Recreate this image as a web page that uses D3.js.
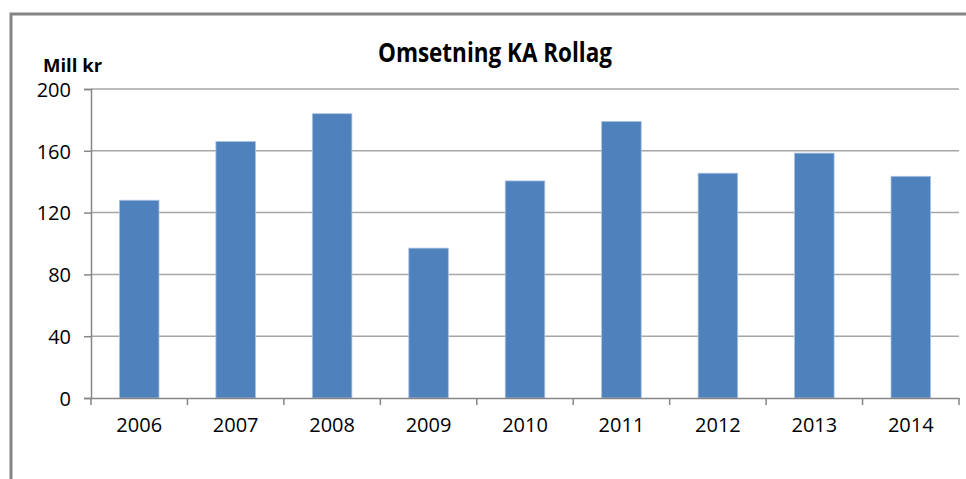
<!DOCTYPE html>
<html>
<head>
<meta charset="utf-8">
<script src="https://cdn.jsdelivr.net/npm/d3@7"></script>
<style>
  body { margin: 0; background: #fff; }
  svg text { font-family: "Open Sans", Lato, sans-serif; fill: #000; }
</style>
</head>
<body>
<svg id="chart" width="966" height="479"></svg>
<script>
// chart data
const years = ["2006", "2007", "2008", "2009", "2010", "2011", "2012", "2013", "2014"];
const omsetning = [128, 166, 184, 97, 140.5, 179, 145.5, 158.5, 143.5];
const yTicks = [0, 40, 80, 120, 160, 200];

const svg = d3.select("svg#chart");

// outer frame (only top and left edges visible)
svg.append("path")
  .attr("d", "M11,479 V14 H966")
  .attr("fill", "none")
  .attr("stroke", "#858585")
  .attr("stroke-width", 3);

const plot = { left: 91, right: 959, top: 89, bottom: 398 };

const x = d3.scaleBand().domain(years).range([plot.left, plot.right]).paddingInner(0.59).paddingOuter(0.295);
const xTick = d3.scaleBand().domain(years).range([plot.left, plot.right]);
const y = d3.scaleLinear().domain([0, 200]).range([plot.bottom, plot.top]);

// gridlines
svg.append("g").selectAll("line")
  .data(yTicks.filter(d => d > 0))
  .enter().append("line")
  .attr("x1", plot.left).attr("x2", plot.right)
  .attr("y1", d => y(d)).attr("y2", d => y(d))
  .attr("stroke", "#a6a6a6").attr("stroke-width", 1.5);

// bars
svg.append("g").selectAll("rect")
  .data(omsetning)
  .enter().append("rect")
  .attr("x", (d, i) => x(years[i]))
  .attr("y", d => y(d))
  .attr("width", x.bandwidth())
  .attr("height", d => plot.bottom - y(d))
  .attr("fill", "#4f81bd")
  .attr("stroke", "#a9c2e3")
  .attr("stroke-width", 0.8);

// y axis
const yAxis = d3.axisLeft(y).tickValues(yTicks).tickSize(7).tickPadding(13);
const yg = svg.append("g").attr("transform", translate(plot.left, 0)).call(yAxis);
yg.select(".domain").attr("stroke", "#868686").attr("stroke-width", 1.5);
yg.selectAll(".tick line").attr("stroke", "#868686").attr("stroke-width", 1.5);
yg.selectAll("text").attr("font-size", 20).attr("dy", "0.36em");

// x axis
const xAxis = d3.axisBottom(xTick).tickSize(0).tickPadding(20);
const xg = svg.append("g").attr("transform", translate(0, plot.bottom)).call(xAxis);
xg.select(".domain").attr("stroke", "#868686").attr("stroke-width", 1.5);
xg.selectAll("text").attr("font-size", 20);
// category separator ticks
xg.selectAll("line.sep")
  .data(d3.range(years.length + 1))
  .enter().append("line")
  .attr("class", "sep")
  .attr("x1", i => plot.left + i * xTick.step())
  .attr("x2", i => plot.left + i * xTick.step())
  .attr("y1", 0).attr("y2", 7)
  .attr("stroke", "#868686").attr("stroke-width", 1.5);

// title and unit label
svg.append("text")
  .attr("x", 378).attr("y", 62)
  .attr("font-size", 26).attr("font-weight", "bold")
  .attr("textLength", 234).attr("lengthAdjust", "spacingAndGlyphs")
  .text("Omsetning KA Rollag");

svg.append("text")
  .attr("x", 43).attr("y", 72)
  .attr("font-size", 18.5).attr("font-weight", "bold")
  .text("Mill kr");

function translate(x, y) {
  return "translate(" + String(x) + "," + String(y) + ")";
}
</script>
</body>
</html>
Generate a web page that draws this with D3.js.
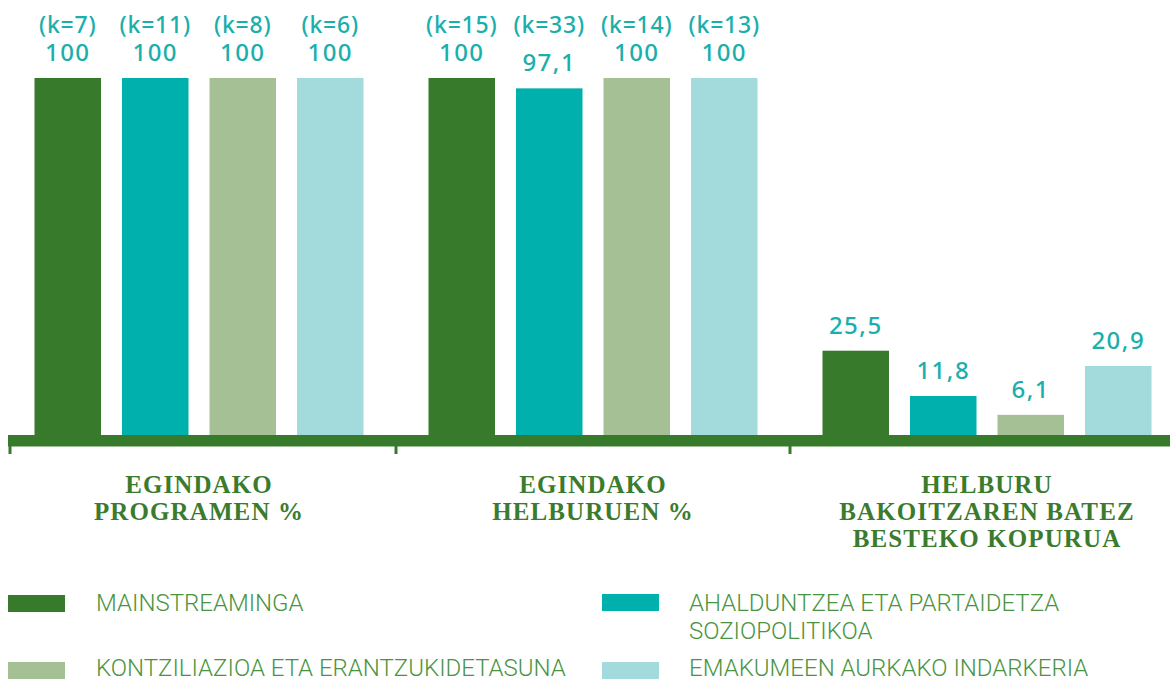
<!DOCTYPE html>
<html>
<head>
<meta charset="utf-8">
<script src="https://cdn.jsdelivr.net/npm/d3@7/dist/d3.min.js"></script>
<style>
  html, body { margin: 0; padding: 0; background: #ffffff; }
  svg { display: block; }
</style>
</head>
<body>
<svg id="chart" width="1170" height="680"></svg>
<script>
// ---- Data ----
const groups = ["g1", "g2", "g3"];
const groupLabels = [
  ["EGINDAKO", "PROGRAMEN %"],
  ["EGINDAKO", "HELBURUEN %"],
  ["HELBURU", "BAKOITZAREN BATEZ", "BESTEKO KOPURUA"]
];
const seriesKeys = ["mainstreaming", "ahalduntzea", "kontziliazioa", "indarkeria"];
const seriesNames = [
  ["MAINSTREAMINGA"],
  ["AHALDUNTZEA ETA PARTAIDETZA", "SOZIOPOLITIKOA"],
  ["KONTZILIAZIOA ETA ERANTZUKIDETASUNA"],
  ["EMAKUMEEN AURKAKO INDARKERIA"]
];
const programenValues = [100, 100, 100, 100];
const helburuenValues = [100, 97.1, 100, 100];
const kopuruaValues = [25.5, 11.8, 6.1, 20.9];
const programenK = [7, 11, 8, 6];
const helburuenK = [15, 33, 14, 13];
const valueLabels = [
  ["100", "100", "100", "100"],
  ["100", "97,1", "100", "100"],
  ["25,5", "11,8", "6,1", "20,9"]
];
const colors = ["#387a2c", "#00b0ad", "#a5c095", "#a3dadb"];

// ---- Layout ----
const svg = d3.select("#chart");
const baseY = 435;
const topY = 78;

const x0 = d3.scaleBand().domain(groups).range([2, 1184]).paddingInner(0).paddingOuter(0);
const x1 = d3.scaleBand().domain(seriesKeys).range([-175, 175]).paddingInner(0.24).paddingOuter(0.12);
const yPct = d3.scaleLinear().domain([0, 100]).range([baseY, topY]);
const yCount = d3.scaleLinear().domain([0, 108]).range([baseY, topY]);

const color = d3.scaleOrdinal().domain(seriesKeys).range(colors);

const data = [
  { g: "g1", values: programenValues, k: programenK, y: yPct },
  { g: "g2", values: helburuenValues, k: helburuenK, y: yPct },
  { g: "g3", values: kopuruaValues, k: null, y: yCount }
];

const labelColor = "#1aafac";
const greenText = "#3a7b2d";

data.forEach((grp, gi) => {
  const cx = x0(grp.g) + x0.bandwidth() / 2;
  const gSel = svg.append("g").attr("transform", `translate(${cx},0)`);
  seriesKeys.forEach((s, i) => {
    const v = grp.values[i];
    const bx = x1(s);
    gSel.append("rect")
      .attr("x", bx)
      .attr("y", grp.y(v))
      .attr("width", x1.bandwidth())
      .attr("height", baseY - grp.y(v))
      .attr("fill", color(s));
    gSel.append("text")
      .attr("x", bx + x1.bandwidth() / 2)
      .attr("y", grp.y(v) - 17)
      .attr("text-anchor", "middle")
      .attr("font-family", "'Noto Sans', sans-serif")
      .attr("font-weight", 500)
      .attr("font-size", 24)
      .attr("letter-spacing", 1.5)
      .attr("fill", labelColor)
      .text(valueLabels[gi][i]);
    if (grp.k) {
      gSel.append("text")
        .attr("x", bx + x1.bandwidth() / 2)
        .attr("y", grp.y(100) - 45)
        .attr("text-anchor", "middle")
        .attr("font-family", "'Noto Sans', sans-serif")
        .attr("font-weight", 500)
        .attr("font-size", 23)
        .attr("letter-spacing", 0.8)
        .attr("fill", labelColor)
        .text(`(k=${grp.k[i]})`);
    }
  });

  // category label
  const t = svg.append("text")
    .attr("x", cx)
    .attr("y", 493)
    .attr("text-anchor", "middle")
    .attr("font-family", "'Liberation Serif', 'Times New Roman', serif")
    .attr("font-weight", "bold")
    .attr("font-size", 25)
    .attr("letter-spacing", 1.1)
    .attr("fill", greenText);
  groupLabels[gi].forEach((line, li) => {
    t.append("tspan").attr("x", cx).attr("dy", li === 0 ? 0 : 27).text(line);
  });
});

// axis band
const axisG = svg.append("g");
axisG.append("rect")
  .attr("x", 8).attr("y", baseY)
  .attr("width", 1170 - 8).attr("height", 11.5)
  .attr("fill", "#387a2c");
// ticks
const tickXs = [10].concat(groups.slice(1).map(g => x0(g)));
axisG.selectAll("rect.tick").data(tickXs).enter().append("rect")
  .attr("class", "tick")
  .attr("x", d => d - 1.5).attr("y", baseY + 11)
  .attr("width", 3).attr("height", 8)
  .attr("fill", "#387a2c");

// legend
const legendPos = [
  { sx: 8, tx: 96, sy: 595, ty: 611 },
  { sx: 602, tx: 689, sy: 594, ty: 611 },
  { sx: 8, tx: 96, sy: 662, ty: 676 },
  { sx: 602, tx: 689, sy: 662, ty: 676 }
];
const legend = svg.append("g");
seriesKeys.forEach((s, i) => {
  const p = legendPos[i];
  legend.append("rect")
    .attr("x", p.sx).attr("y", p.sy)
    .attr("width", 57).attr("height", 17)
    .attr("fill", color(s));
  const t = legend.append("text")
    .attr("x", p.tx).attr("y", p.ty)
    .attr("font-family", "Roboto, 'Liberation Sans', sans-serif")
    .attr("font-weight", 300)
    .attr("font-size", 24)
    .attr("fill", "#4a9441");
  seriesNames[i].forEach((line, li) => {
    t.append("tspan").attr("x", p.tx).attr("dy", li === 0 ? 0 : 28).text(line);
  });
});
</script>
</body>
</html>
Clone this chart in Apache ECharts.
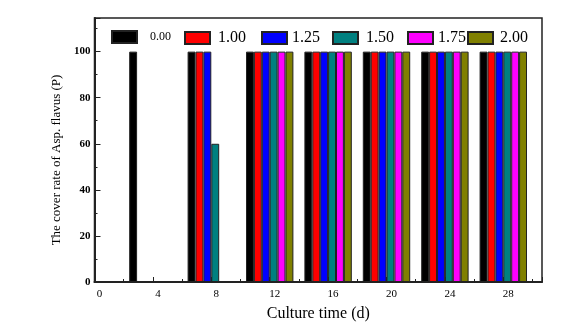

● **Directive**: Extract the lines exactly, please: the first line of the listing, the line with "89, bottom: 398", and every line between them, but no pictures.

● **Exercise response**:
Recreate this image as a web page that uses D3.js.
<!DOCTYPE html>
<html>
<head>
<meta charset="utf-8">
<script src="https://cdn.jsdelivr.net/npm/d3@7"></script>
<style>
  body { margin: 0; background: #fff; }
  svg text { font-family: "Open Sans", Lato, sans-serif; fill: #000; }
</style>
</head>
<body>
<svg id="chart" width="966" height="479"></svg>
<script>
// chart data
const years = ["2006", "2007", "2008", "2009", "2010", "2011", "2012", "2013", "2014"];
const omsetning = [128, 166, 184, 97, 140.5, 179, 145.5, 158.5, 143.5];
const yTicks = [0, 40, 80, 120, 160, 200];

const svg = d3.select("svg#chart");

// outer frame (only top and left edges visible)
svg.append("path")
  .attr("d", "M11,479 V14 H966")
  .attr("fill", "none")
  .attr("stroke", "#858585")
  .attr("stroke-width", 3);

const plot = { left: 91, right: 959, top: 89, bottom: 398 };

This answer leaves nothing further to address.